Quote all of the data exactly as given. Skip every picture it contains.

──────── Given material ────────

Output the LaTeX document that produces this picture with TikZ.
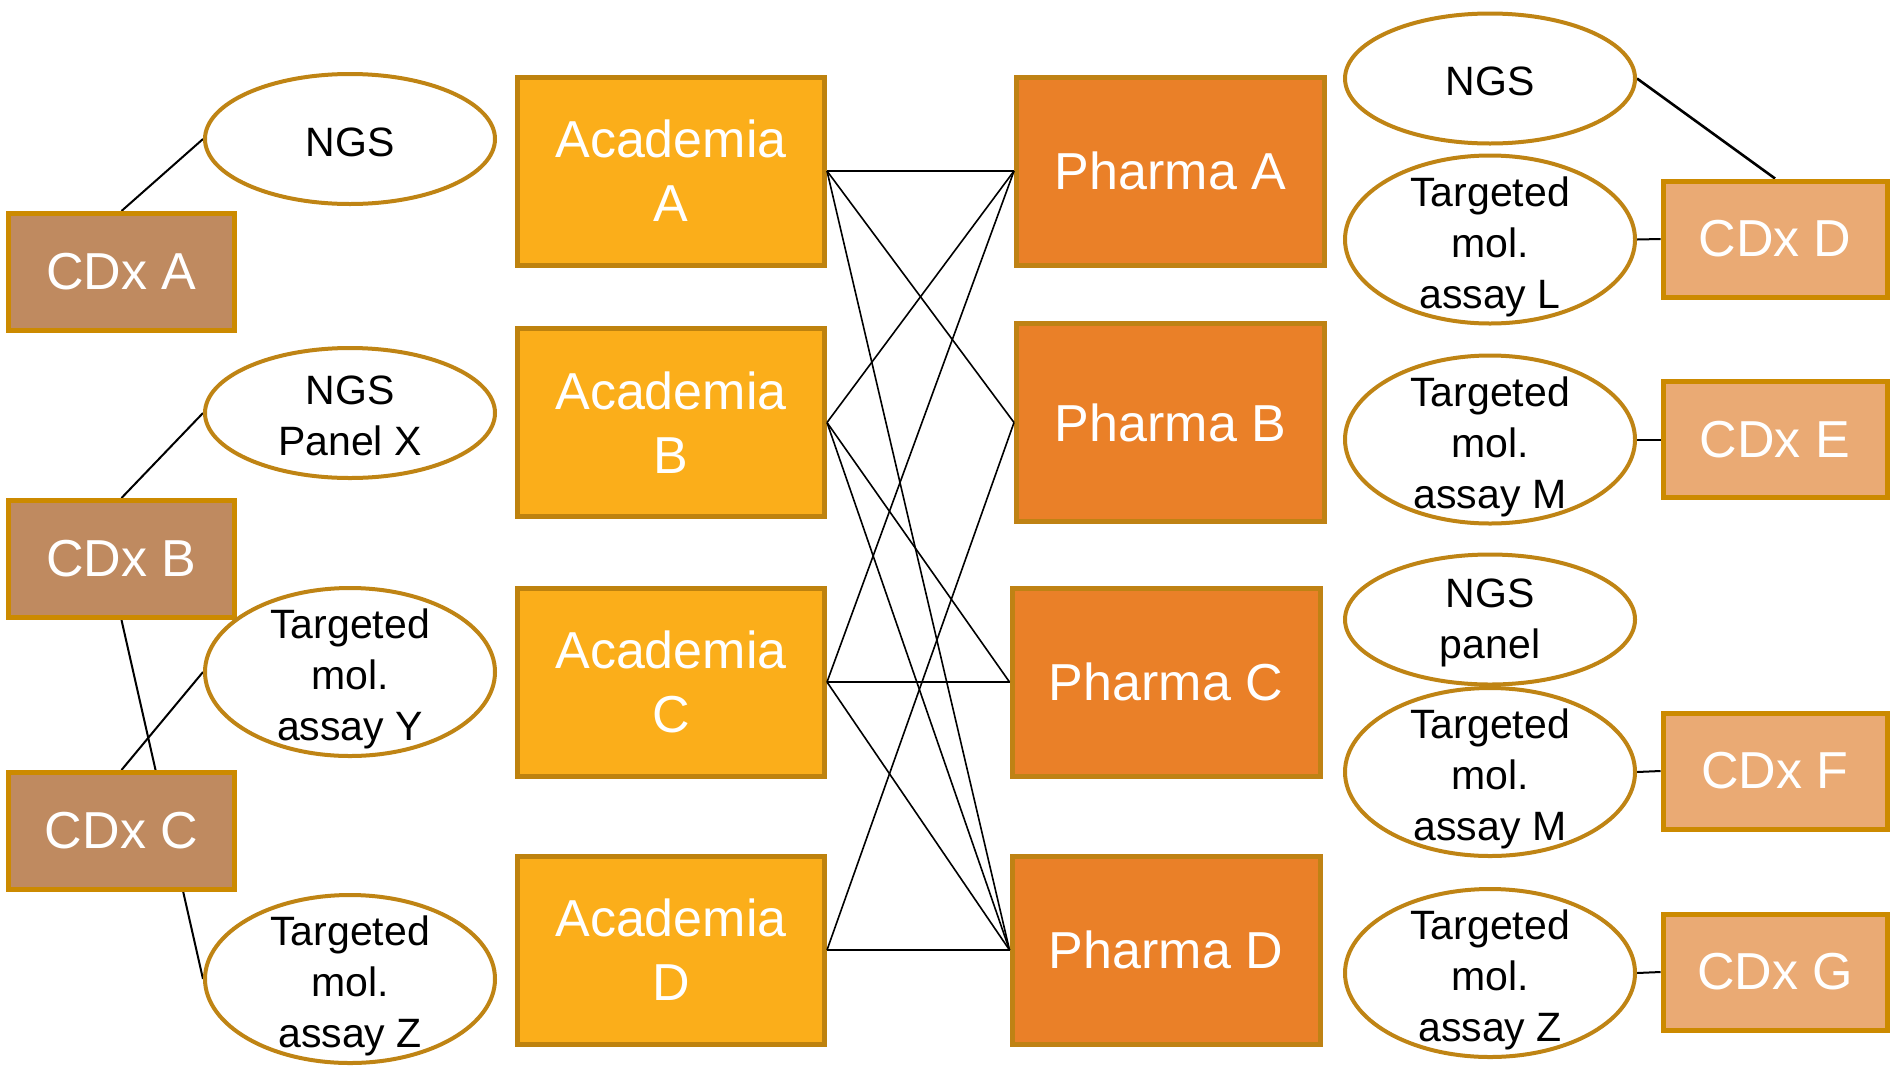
\documentclass[tikz,border=0pt]{standalone}
\usepackage{fontspec}
\setmainfont{Liberation Sans}
\usetikzlibrary{shapes.geometric,backgrounds}
\definecolor{cdxlfill}{HTML}{BF8A60}
\definecolor{cdxrfill}{HTML}{EAAA74}
\definecolor{cdxborder}{HTML}{CC8A00}
\definecolor{acadfill}{HTML}{FBAE1A}
\definecolor{acadborder}{HTML}{BE820E}
\definecolor{pharmafill}{HTML}{EA8028}
\definecolor{pharmaborder}{HTML}{BF8214}
\definecolor{ovalborder}{HTML}{BF8414}
\tikzset{
  base/.style={draw, rectangle, inner sep=0pt, line width=2.5pt, text=white,
    font=\fontsize{26}{32}\selectfont, align=center},
  cdxl/.style={base, fill=cdxlfill, draw=cdxborder, minimum width=113pt, minimum height=58.5pt},
  cdxr/.style={base, fill=cdxrfill, draw=cdxborder, minimum width=112pt, minimum height=58pt},
  acad/.style={base, fill=acadfill, draw=acadborder, minimum width=153.5pt, minimum height=94pt},
  pharma/.style={base, fill=pharmafill, draw=pharmaborder, minimum width=154pt, minimum height=94pt},
  oval/.style={ellipse, draw=ovalborder, line width=2pt, fill=white, inner sep=0pt, minimum width=145pt},
  ovals/.style={oval, minimum height=65pt},
  ovall/.style={oval, minimum height=84pt},
  otext/.style={font=\fontsize{20.5}{25.5}\selectfont, align=center, text=black, inner sep=0pt, yshift=-1.5pt},
  otext3/.style={otext, yshift=-2pt},
  link/.style={draw=black, line width=1pt},
  cross/.style={draw=black, line width=0.8pt},
}
\begin{document}
\begin{tikzpicture}[x=0.5pt, y=-0.5pt]
\useasboundingbox (0,0) rectangle (1893,1066);
% left CDx boxes
\node[cdxl] (cdxA) at (121.5,272) {CDx A};
\node[cdxl] (cdxB) at (121.5,559) {CDx B};
\node[cdxl] (cdxC) at (121.5,831) {CDx C};
% left ovals
\node[ovals, label={[otext, name=ngsLt]center:NGS}] (ngsL) at (350,139) {};
\node[ovals, label={[otext, name=panelXt]center:{NGS\\Panel X}}] (panelX) at (350,413) {};
\node[ovall, label={[otext3, name=tYt]center:{Targeted\\mol.\\assay Y}}] (tY) at (350,672) {};
\node[ovall, label={[otext3, name=tZt]center:{Targeted\\mol.\\assay Z}}] (tZ) at (350,979) {};
% academia
\node[acad] (acA) at (671,171) {Academia\\A};
\node[acad] (acB) at (671,422.5) {Academia\\B};
\node[acad] (acC) at (671,682) {Academia\\C};
\node[acad] (acD) at (671,950) {Academia\\D};
% pharma
\node[pharma] (phA) at (1170.5,171) {Pharma A};
\node[pharma, minimum height=99pt] (phB) at (1170.5,422.5) {Pharma B};
\node[pharma] (phC) at (1166,682) {Pharma C};
\node[pharma] (phD) at (1166,950) {Pharma D};
% right ovals
\node[ovals, label={[otext, name=ngsRt]center:NGS}] (ngsR) at (1490,78.5) {};
\node[ovall, label={[otext3, name=tLt]center:{Targeted\\mol.\\assay L}}] (tL) at (1490,239.5) {};
\node[ovall, label={[otext3, name=tMt]center:{Targeted\\mol.\\assay M}}] (tM) at (1490,439.5) {};
\node[ovals, label={[otext, name=panelRt]center:{NGS\\panel}}] (panelR) at (1490,619.5) {};
\node[ovall, label={[otext3, name=tM2t]center:{Targeted\\mol.\\assay M}}] (tM2) at (1490,772) {};
\node[ovall, label={[otext3, name=tZ2t]center:{Targeted\\mol.\\assay Z}}] (tZ2) at (1490,973) {};
% right CDx
\node[cdxr] (cdxD) at (1775,239) {CDx D};
\node[cdxr] (cdxE) at (1775,439.5) {CDx E};
\node[cdxr] (cdxF) at (1775,771) {CDx F};
\node[cdxr] (cdxG) at (1775,972) {CDx G};
\begin{pgfonlayer}{background}
  \draw[link] (cdxA.north) -- (ngsL.west);
  \draw[link] (cdxB.north) -- (panelX.west);
  \draw[link] (cdxB.south) -- (tZ.west);
  \draw[link] (cdxC.north) -- (tY.west);
  \draw[link, line width=1.3pt] (ngsR.east) -- (cdxD.north);
  \draw[link] (tL.east) -- (cdxD.west);
  \draw[link] (tM.east) -- (cdxE.west);
  \draw[link] (tM2.east) -- (cdxF.west);
  \draw[link] (tZ2.east) -- (cdxG.west);
\end{pgfonlayer}
% academia-pharma links
\draw[cross] (acA.east) -- (phA.west);
\draw[cross] (acA.east) -- (phB.west);
\draw[cross] (acA.east) -- (phD.west);
\draw[cross] (acB.east) -- (phA.west);
\draw[cross] (acB.east) -- (phC.west);
\draw[cross] (acB.east) -- (phD.west);
\draw[cross] (acC.east) -- (phA.west);
\draw[cross] (acC.east) -- (phC.west);
\draw[cross] (acC.east) -- (phD.west);
\draw[cross] (acD.east) -- (phB.west);
\draw[cross] (acD.east) -- (phD.west);
\end{tikzpicture}
\end{document}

────────

Written solution
Output the LaTeX document that produces this picture with TikZ.
\documentclass[tikz,border=0pt]{standalone}
\usepackage{fontspec}
\setmainfont{Liberation Sans}
\usetikzlibrary{shapes.geometric,backgrounds}
\definecolor{cdxlfill}{HTML}{BF8A60}
\definecolor{cdxrfill}{HTML}{EAAA74}
\definecolor{cdxborder}{HTML}{CC8A00}
\definecolor{acadfill}{HTML}{FBAE1A}
\definecolor{acadborder}{HTML}{BE820E}
\definecolor{pharmafill}{HTML}{EA8028}
\definecolor{pharmaborder}{HTML}{BF8214}
\definecolor{ovalborder}{HTML}{BF8414}
\tikzset{
  base/.style={draw, rectangle, inner sep=0pt, line width=2.5pt, text=white,
    font=\fontsize{26}{32}\selectfont, align=center},
  cdxl/.style={base, fill=cdxlfill, draw=cdxborder, minimum width=113pt, minimum height=58.5pt},
  cdxr/.style={base, fill=cdxrfill, draw=cdxborder, minimum width=112pt, minimum height=58pt},
  acad/.style={base, fill=acadfill, draw=acadborder, minimum width=153.5pt, minimum height=94pt},
  pharma/.style={base, fill=pharmafill, draw=pharmaborder, minimum width=154pt, minimum height=94pt},
  oval/.style={ellipse, draw=ovalborder, line width=2pt, fill=white, inner sep=0pt, minimum width=145pt},
  ovals/.style={oval, minimum height=65pt},
  ovall/.style={oval, minimum height=84pt},
  otext/.style={font=\fontsize{20.5}{25.5}\selectfont, align=center, text=black, inner sep=0pt, yshift=-1.5pt},
  otext3/.style={otext, yshift=-2pt},
  link/.style={draw=black, line width=1pt},
  cross/.style={draw=black, line width=0.8pt},
}
\begin{document}
\begin{tikzpicture}[x=0.5pt, y=-0.5pt]
\useasboundingbox (0,0) rectangle (1893,1066);
% left CDx boxes
\node[cdxl] (cdxA) at (121.5,272) {CDx A};
\node[cdxl] (cdxB) at (121.5,559) {CDx B};
\node[cdxl] (cdxC) at (121.5,831) {CDx C};
% left ovals
\node[ovals, label={[otext, name=ngsLt]center:NGS}] (ngsL) at (350,139) {};
\node[ovals, label={[otext, name=panelXt]center:{NGS\\Panel X}}] (panelX) at (350,413) {};
\node[ovall, label={[otext3, name=tYt]center:{Targeted\\mol.\\assay Y}}] (tY) at (350,672) {};
\node[ovall, label={[otext3, name=tZt]center:{Targeted\\mol.\\assay Z}}] (tZ) at (350,979) {};
% academia
\node[acad] (acA) at (671,171) {Academia\\A};
\node[acad] (acB) at (671,422.5) {Academia\\B};
\node[acad] (acC) at (671,682) {Academia\\C};
\node[acad] (acD) at (671,950) {Academia\\D};
% pharma
\node[pharma] (phA) at (1170.5,171) {Pharma A};
\node[pharma, minimum height=99pt] (phB) at (1170.5,422.5) {Pharma B};
\node[pharma] (phC) at (1166,682) {Pharma C};
\node[pharma] (phD) at (1166,950) {Pharma D};
% right ovals
\node[ovals, label={[otext, name=ngsRt]center:NGS}] (ngsR) at (1490,78.5) {};
\node[ovall, label={[otext3, name=tLt]center:{Targeted\\mol.\\assay L}}] (tL) at (1490,239.5) {};
\node[ovall, label={[otext3, name=tMt]center:{Targeted\\mol.\\assay M}}] (tM) at (1490,439.5) {};
\node[ovals, label={[otext, name=panelRt]center:{NGS\\panel}}] (panelR) at (1490,619.5) {};
\node[ovall, label={[otext3, name=tM2t]center:{Targeted\\mol.\\assay M}}] (tM2) at (1490,772) {};
\node[ovall, label={[otext3, name=tZ2t]center:{Targeted\\mol.\\assay Z}}] (tZ2) at (1490,973) {};
% right CDx
\node[cdxr] (cdxD) at (1775,239) {CDx D};
\node[cdxr] (cdxE) at (1775,439.5) {CDx E};
\node[cdxr] (cdxF) at (1775,771) {CDx F};
\node[cdxr] (cdxG) at (1775,972) {CDx G};
\begin{pgfonlayer}{background}
  \draw[link] (cdxA.north) -- (ngsL.west);
  \draw[link] (cdxB.north) -- (panelX.west);
  \draw[link] (cdxB.south) -- (tZ.west);
  \draw[link] (cdxC.north) -- (tY.west);
  \draw[link, line width=1.3pt] (ngsR.east) -- (cdxD.north);
  \draw[link] (tL.east) -- (cdxD.west);
  \draw[link] (tM.east) -- (cdxE.west);
  \draw[link] (tM2.east) -- (cdxF.west);
  \draw[link] (tZ2.east) -- (cdxG.west);
\end{pgfonlayer}
% academia-pharma links
\draw[cross] (acA.east) -- (phA.west);
\draw[cross] (acA.east) -- (phB.west);
\draw[cross] (acA.east) -- (phD.west);
\draw[cross] (acB.east) -- (phA.west);
\draw[cross] (acB.east) -- (phC.west);
\draw[cross] (acB.east) -- (phD.west);
\draw[cross] (acC.east) -- (phA.west);
\draw[cross] (acC.east) -- (phC.west);
\draw[cross] (acC.east) -- (phD.west);
\draw[cross] (acD.east) -- (phB.west);
\draw[cross] (acD.east) -- (phD.west);
\end{tikzpicture}
\end{document}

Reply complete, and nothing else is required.